While campaigns against bullying among adolescents are thoroughly executed in schools, these campaigns never address a barely recognized but prevalent form of bullying: bullying from teachers and coaches.
Although traditionally coaches and teachers are strict and push their athletes and students, some take it too far, and when they do, end up inflicting lasting emotional trauma on adolescents.
I personally experienced this phenomenon during eighth grade, when one of my teachers incessantly complained about my uncontrollable absences and lashed out at me for offering opinions.
There’s a fine line between spurring students to perform their best and bullying them. When criticisms extend beyond work habits, and teachers and coaches use fear tactics to motivate their pupils, that is bullying.
Teachers are the driving force behind every generation of kids—they are the people who shape the leaders and innovators of tomorrow. Some kids spend more time with their teachers than they do with their own parents.

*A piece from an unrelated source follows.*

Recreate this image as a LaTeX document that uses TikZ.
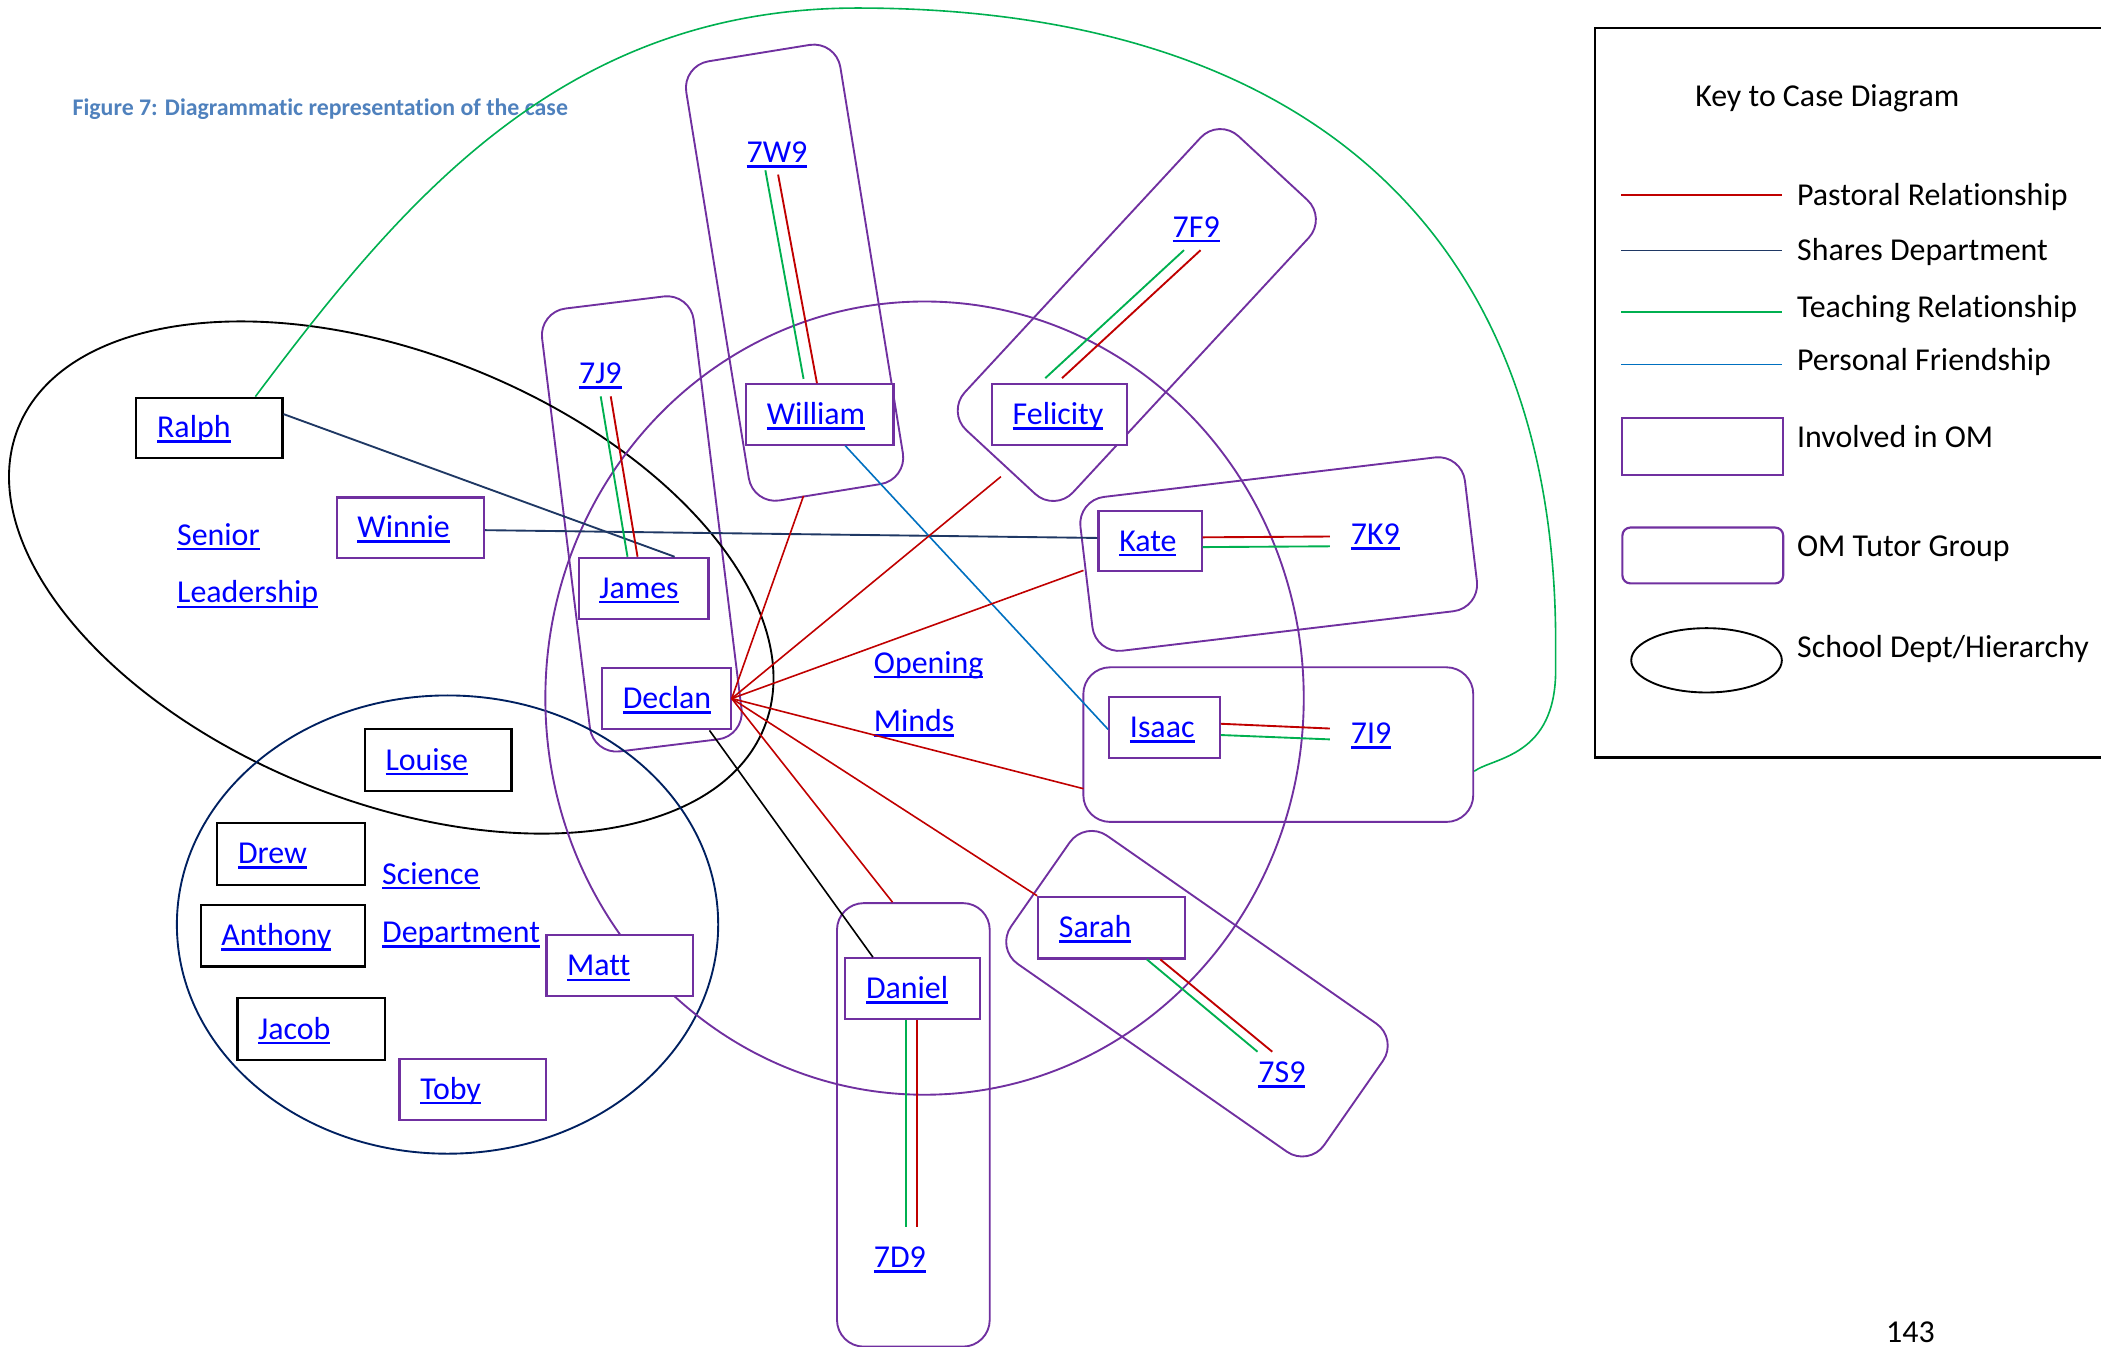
\documentclass[tikz,border=0pt]{standalone}
\usepackage{fontspec}
\setmainfont{Carlito}[Ligatures=NoCommon]
\usetikzlibrary{calc}
\definecolor{om}{HTML}{7030A0}
\definecolor{past}{HTML}{C00000}
\definecolor{dept}{HTML}{1F3864}
\definecolor{teach}{HTML}{00B050}
\definecolor{friend}{HTML}{0070C0}
\definecolor{lnkblue}{HTML}{0000FF}
\definecolor{titleblue}{HTML}{4F81BD}
\definecolor{sci}{HTML}{002060}
\newlength\ulw
\newcommand\lnk[1]{\settowidth\ulw{#1}\textcolor{lnkblue}{\rlap{\rule[-0.16em]{\ulw}{0.08em}}#1}}
\begin{document}
\begin{tikzpicture}[x=1pt,y=-1pt,
  font=\fontsize{23.8}{28}\selectfont,
  pb/.style={draw=om, fill=white, line width=1.6pt, anchor=north west, inner xsep=15.5pt, inner ysep=0pt, align=left, text height=16pt, text depth=1pt},
  bb/.style={pb, draw=black},
  plain/.style={anchor=base west, inner sep=0pt, text height=16pt, text depth=5pt},
  ktext/.style={anchor=base west, inner sep=0pt},
  grp/.style={draw=om, line width=1.4pt, rounded corners=20pt, inner sep=0pt},
  rel/.style={line width=1.4pt},
  pastl/.style={rel, draw=past},
  deptl/.style={rel, draw=dept},
  teachl/.style={rel, draw=teach},
  friendl/.style={rel, draw=friend}]
\useasboundingbox (0,0) rectangle (1568,1005);

% title
\node[anchor=base west, inner sep=0pt, font=\fontsize{17.8}{20}\bfseries\selectfont, text=titleblue] (title) at (54,86) {Figure 7: Diagrammatic representation of the case};

% tutor groups
\node[grp, minimum width=116.5pt, minimum height=332pt, rotate=9.2] (g7w9) at (593,203.5) {};
\node[grp, minimum width=114pt, minimum height=333pt, rotate=7] (g7j9) at (479,391) {};
\node[grp, minimum width=299pt, minimum height=110pt, rotate=47.2] (g7f9) at (848.4,235.1) {};
\node[grp, minimum width=289pt, minimum height=115.6pt, rotate=6.8] (g7k9) at (954.3,413.5) {};
\node[grp, minimum width=291pt, minimum height=115.4pt] (g7i9) at (954,555.7) {};
\node[grp, minimum width=285pt, minimum height=116.6pt, rotate=-34.9] (g7s9) at (893.3,741.6) {};
\node[grp, minimum width=114pt, minimum height=331pt] (g7d9) at (681.65,839.5) {};

% department / hierarchy ellipses
\draw[line width=1.4pt, shift={(292,431)}, rotate=-21.9] (0,0) ellipse [x radius=300pt, y radius=167pt];
\draw[sci, line width=1.4pt] (334,690) ellipse [x radius=202pt, y radius=171pt];
\draw[om, line width=1.4pt] (690,521) ellipse [x radius=283pt, y radius=296pt];

% people
\node[bb, minimum width=109pt, text width=78pt, minimum height=45pt] (ralph) at (101,296) {\lnk{Ralph}};
\node[pb, minimum width=110pt, text width=79pt, minimum height=45pt] (winnie) at (250.5,370.5) {\lnk{Winnie}};
\node[pb, minimum width=97pt, text width=66pt, minimum height=45.5pt] (james) at (431,415.5) {\lnk{James}};
\node[pb, minimum width=96pt, text width=65pt, minimum height=46pt] (declan) at (448.5,497.5) {\lnk{Declan}};
\node[pb, minimum width=110pt, text width=79pt, minimum height=45pt] (william) at (556,286) {\lnk{William}};
\node[pb, minimum width=101pt, text width=70pt, minimum height=45pt] (felicity) at (739.5,286) {\lnk{Felicity}};
\node[pb, minimum width=77pt, text width=46pt, minimum height=45pt] (kate) at (819,380.5) {\lnk{Kate}};
\node[pb, minimum width=82.5pt, text width=51.5pt, minimum height=45.5pt] (isaac) at (827,519.3) {\lnk{Isaac}};
\node[pb, minimum width=109.5pt, text width=78.5pt, minimum height=46pt] (sarah) at (774,668.5) {\lnk{Sarah}};
\node[pb, minimum width=100.5pt, text width=69.5pt, minimum height=45.5pt] (daniel) at (630,714.3) {\lnk{Daniel}};
\node[pb, minimum width=109.5pt, text width=78.5pt, minimum height=45.5pt] (matt) at (407,697.3) {\lnk{Matt}};
\node[pb, minimum width=109.5pt, text width=78.5pt, minimum height=45.5pt] (toby) at (297.4,789.3) {\lnk{Toby}};
\node[bb, minimum width=109.5pt, text width=78.5pt, minimum height=46pt] (louise) at (271.4,543.4) {\lnk{Louise}};
\node[bb, minimum width=110pt, text width=79pt, minimum height=46pt] (drew) at (161.4,613.4) {\lnk{Drew}};
\node[bb, minimum width=122.5pt, text width=91.5pt, minimum height=46pt] (anthony) at (149,674.5) {\lnk{Anthony}};
\node[bb, minimum width=110pt, text width=79pt, minimum height=46pt] (jacob) at (176.4,744.2) {\lnk{Jacob}};

% group / class labels
\node[plain] (senior) at (132,407) {\lnk{Senior}};
\node[plain] (leader) at (132,450) {\lnk{Leadership}};
\node[plain] (science) at (285,660) {\lnk{Science}};
\node[plain] (deptlab) at (285,703.5) {\lnk{Department}};
\node[plain] (opening) at (652,502.5) {\lnk{Opening}};
\node[plain] (minds) at (652,546) {\lnk{Minds}};
\node[plain] (l7w9) at (557,121.5) {\lnk{7W9}};
\node[plain] (l7j9) at (432,286.5) {\lnk{7J9}};
\node[plain] (l7f9) at (875,177) {\lnk{7F9}};
\node[plain] (l7k9) at (1008,406.5) {\lnk{7K9}};
\node[plain] (l7i9) at (1008,555) {\lnk{7I9}};
\node[plain] (l7s9) at (939,808) {\lnk{7S9}};
\node[plain] (l7d9) at (652,946) {\lnk{7D9}};

% free ends of Declan's pastoral lines
\coordinate (dw) at (599.7,370);
\coordinate (df) at (747,355.7);
\coordinate (dk) at (808.6,425.7);
\coordinate (di) at (808.6,588.6);

% connectors
\draw[teachl, line width=1.2pt] ($(ralph.north west)!0.81!(ralph.north east)$) .. controls (300,150) and (420,6) .. (640,6)
  .. controls (960,6) and (1161,160) .. (1161,480) -- (1161,500)
  .. controls (1161,565) and (1115,565) .. ($(g7i9.north east)!0.67!(g7i9.south east)$);
\draw[deptl] ($(ralph.north east)!0.28!(ralph.south east)$) -- ($(james.north west)!0.735!(james.north east)$);
\draw[deptl] ($(winnie.north east)!0.54!(winnie.south east)$) -- ($(kate.north west)!0.45!(kate.south west)$);
\draw[friendl, line width=1.2pt] ($(william.south west)!0.67!(william.south east)$) -- ($(isaac.west)+(0,1.5)$);

\draw[teachl] ($(l7w9.south west)+(14.2,0.4)$) -- ($(william.north west)+(43.7,-3.2)$);
\draw[pastl] ($(l7w9.south west)+(23.7,3.6)$) -- ($(william.north west)+(53.7,0)$);
\draw[teachl] ($(l7j9.south west)+(16.3,4.1)$) -- ($(james.north west)+(37.3,0)$);
\draw[pastl] ($(l7j9.south west)+(23.8,4.1)$) -- ($(james.north west)+(44.8,0)$);
\draw[teachl] ($(l7f9.south west)+(8.6,4.5)$) -- ($(felicity.north west)+(40.6,-3.8)$);
\draw[pastl] ($(l7f9.south west)+(21,4.5)$) -- ($(felicity.north west)+(53.1,-3.8)$);
\draw[pastl] ($(kate.east)+(0,-2.8)$) -- ($(l7k9.south west)+(-15.5,-11.3)$);
\draw[teachl] ($(kate.east)+(0,4.5)$) -- ($(l7k9.south west)+(-15.5,-4)$);
\draw[pastl] ($(isaac.east)+(0,-2.7)$) -- ($(l7i9.south west)+(-15.5,-16.5)$);
\draw[teachl] ($(isaac.east)+(0,5.7)$) -- ($(l7i9.south west)+(-15.5,-8.4)$);
\draw[pastl] ($(sarah.south west)+(92,0)$) -- ($(l7s9.north west)+(10.5,-6.9)$);
\draw[teachl] ($(sarah.south west)+(82,0)$) -- ($(l7s9.north west)+(-0.5,-6.9)$);
\draw[teachl] ($(daniel.south west)+(46.2,0)$) -- ($(l7d9.north west)+(24.2,-14.3)$);
\draw[pastl] ($(daniel.south west)+(54.2,0)$) -- ($(l7d9.north west)+(32.2,-14.3)$);

\draw[rel, line width=1.2pt] ($(declan.south west)!0.83!(declan.south east)$) -- ($(daniel.north west)!0.21!(daniel.north east)$);
\draw[pastl, line width=1.2pt] (declan.east) -- (dw);
\draw[pastl, line width=1.2pt] (declan.east) -- (df);
\draw[pastl, line width=1.2pt] (declan.east) -- (dk);
\draw[pastl, line width=1.2pt] (declan.east) -- (di);
\draw[pastl, line width=1.2pt] (declan.east) -- (sarah.north west);
\draw[pastl, line width=1.2pt] (declan.east) -- ($(g7d9.north west)!0.365!(g7d9.north east)$);

% key
\node[draw, line width=1.8pt, anchor=north west, minimum width=420pt, minimum height=544.5pt, inner sep=0pt] (keybox) at (1189.5,20) {};
\node[ktext] (khead) at (1265,79.7) {Key to Case Diagram};
\node[ktext] (kpast) at (1341,153) {Pastoral Relationship};
\node[ktext] (kdept) at (1341,194.5) {Shares Department};
\node[ktext] (kteach) at (1341,236.6) {Teaching Relationship};
\node[ktext] (kfriend) at (1341,276.8) {Personal Friendship};
\node[ktext] (kinv) at (1341,334.2) {Involved in OM};
\node[ktext] (ktut) at (1341,415.5) {OM Tutor Group};
\node[ktext] (kschool) at (1341,491) {School Dept/Hierarchy};
\draw[pastl] (1210,145.4) -- (1330,145.4);
\draw[deptl] (1210,186.9) -- (1330,186.9);
\draw[teachl] (1210,232.8) -- (1330,232.8);
\draw[friendl] (1210,272) -- (1330,272);
\node[draw=om, line width=1.6pt, anchor=north west, minimum width=120pt, minimum height=42.8pt, inner sep=0pt] (kbox) at (1210,311.2) {};
\node[draw=om, line width=1.6pt, rounded corners=6pt, anchor=north west, minimum width=120pt, minimum height=41.7pt, inner sep=0pt] (kgrp) at (1210,392.9) {};
\draw[line width=1.4pt] (1273.6,492.8) ellipse [x radius=56.2pt, y radius=24pt];

\node[ktext] (pnum) at (1407.5,1002) {143};
\end{tikzpicture}
\end{document}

So, to lead by example and shape future innovators to their full potential, teachers should be respectful, creative, and caring when it comes to interactions with students, right? Ideally, but unfortunately our educational system is plagued with some teachers who don’t live up to that expectation.
High school students are in the most hormonal, susceptible stages of their lives. They tend to latch on to every critical comment that’s given to them. In school, bullying is when someone abuses their power and negatively affects a victim. When teachers, who have the most authority and power in a classroom, are condescending and critical to an extreme towards students, it affects students the same way peers’ negative comments do.
In 2006, Stuart Twemlow, MD gave an anonymous survey to 116 teachers at seven elementary schools, and found that 45% of teachers admitted to having bullied a student in the past. In the study, teacher bullying was defined as “using power to punish, manipulate, or disparage a student beyond what would be a reasonable disciplinary procedure.”
The root of this problem is a lack of information. By nature, teachers and coaches want what’s best for the student. If they’re not aware of the detrimental effects of their actions and how much damage they really can inflict, they’re going to continue practice teaching methods that harm their students.
Change is hard, but it’s necessary. We cannot continue to silently endure rude comments, and teachers cannot continue to think that these comments are okay.